The notion stokes fear of past American actions, as one vice president of investment banking at a local bank, who spoke on condition of anonymity because he was not authorized to comment publicly, wrote to Executive in an email. “Other than the effect of lower confidence in the banking system, which would probably be external rather than internal, will we have more cases like the Lebanese Canadian Bank which was closed following similar sanctions?” A senior official at Lebanon’s central bank (Banque du Liban), who also insisted on anonymity, told Executive in June that he feared a unilateral severing of banking relations. “What really scares me is banks and central banks chickening out. When you’re hit with sanction after sanction they begin to ask, ‘Why should we do business with Lebanese banks?’”
When it comes to Hezbollah’s finances, the United States believes the group manipulates the international financial system to move money between Lebanon and other countries. Hezbollah uses that money, the US alleges, in part to finance its military excursions in Syria, its terrorism activities globally, and to fund its political agenda and social welfare programs at home.
In 2015, Hassan Nasrallah, Hezbollah’s leader, vehemently denied American allegations that the organization was awash with drug money and dared the United States to “show me the evidence.” In another speech in June 2016, Nasrallah said the organization was financed purely through the aid of its patron, Iran. “Hezbollah’s budget, its income, its expenses, everything it eats and drinks, its weapons and rockets, come from the Islamic Republic of Iran,” he said, according to remarks published by Al Arabiya English.
Building pressure
Despite Hezbollah’s denials, American law enforcement have tied the group to illicit activities. In February 2016, the US Drug Enforcement Administration (DEA), alongside European counterparts, dismantled a global drug trafficking and money laundering network that it alleged was responsible for washing hundreds of millions of dollars in drug proceeds overseen by Hezbollah, as Executive reported. And this past June, it was Hezbollah’s External Security Organization (the Islamic Jihad Organization, a named entity in the proposed legislation) that the US Justice Department accused of backing two naturalized American citizens plotting terrorist attacks on US soil.
The US might also be attempting to pressure Iran and build international support for action against Hezbollah. On July 19, US Ambassador to the United Nations Nikki Haley accused Hezbollah of a weapons buildup on the border with Israel, according to an AFP story cited in Al-Monitor. The ambassador’s remarks followed a resolution by Congress in late June urging the European Union to designate Hezbollah, in its entirity, as a terrorist organization. In 2013 the EU designated Hezbollah’s military wing a terrorist entity, but not the organization as a whole.

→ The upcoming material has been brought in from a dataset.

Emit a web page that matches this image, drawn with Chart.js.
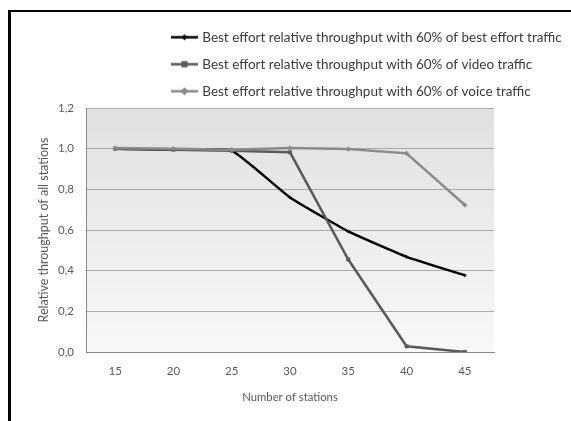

Also in June, the US House of Representatives introduced the Iran and Hizballah Western Hemisphere Prevention Act of 2017. The bill is a continuation of the policy set in 2015’s HIFPA law, and builds on a 2012 law limiting Iran’s ability to penetrate into the Western Hemisphere. In late July, congress voted for new sanctions that would rollback the financial relief Iran received as part of the nuclear deal it agreed to during the Obama Administration. With billions of dollars from sanctions relief, a late-July statement from the House’s Foreign Affairs Committee read, “Iran is strengthening the terrorist group Hezbollah.”
These developments came as Hariri arrived in Washington for his meeting with Trump. Following their meeting, Hariri said Lebanon and its central bank had always cooperated with American sanctions imposed on the country’s banks, and always would. The US president, for his part, said he would be deciding on his anti-Hezbollah strategy very soon. And so we wait for the law and for the President’s answer.